9. Menu and Product Offerings
Examine the bakery’s menu diversity, signature items, seasonal specials, and price points. Evaluate profitability by product line—bread, pastries, cakes, savory items—and identify high-margin bestsellers. Assess the feasibility of introducing new offerings such as gluten-free, vegan, or ethnic specialties to tap into emerging market segments. Review recipe documentation, ingredient sourcing, portion sizes, and packaging standards. Consider product shelf life and display strategies to reduce waste. Understand the production capacity constraints and staffing requirements for menu expansion. A balanced portfolio of popular staples and innovative items can drive foot traffic, encourage repeat visits, and boost average transaction values.

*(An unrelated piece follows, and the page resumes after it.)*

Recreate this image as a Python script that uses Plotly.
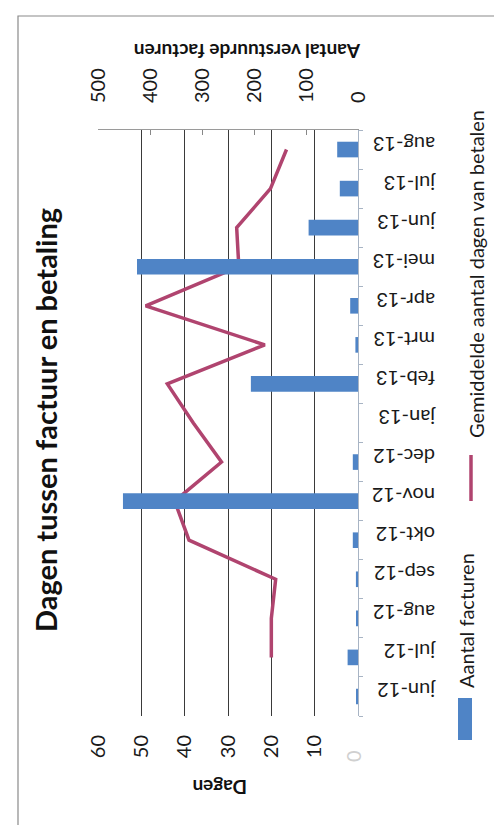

10. Growth Potential and Market Trends
Assess the bakery’s capacity for expansion—extended hours, catering services, wholesale partnerships with cafés or restaurants, and online or delivery channels. Analyze local market trends: demand for artisanal sourdough, health-focused baked goods, or ethnic pastries. Research competitor offerings and pricing to identify gaps in the market. Evaluate digital marketing efforts, e-commerce readiness, and third-party delivery integrations. Explore franchising or additional locations if the brand model proves scalable. Project future revenue scenarios based on realistic market penetration rates. A clear growth roadmap, aligned with industry trends, ensures the acquisition delivers long-term value and maximizes return on investment.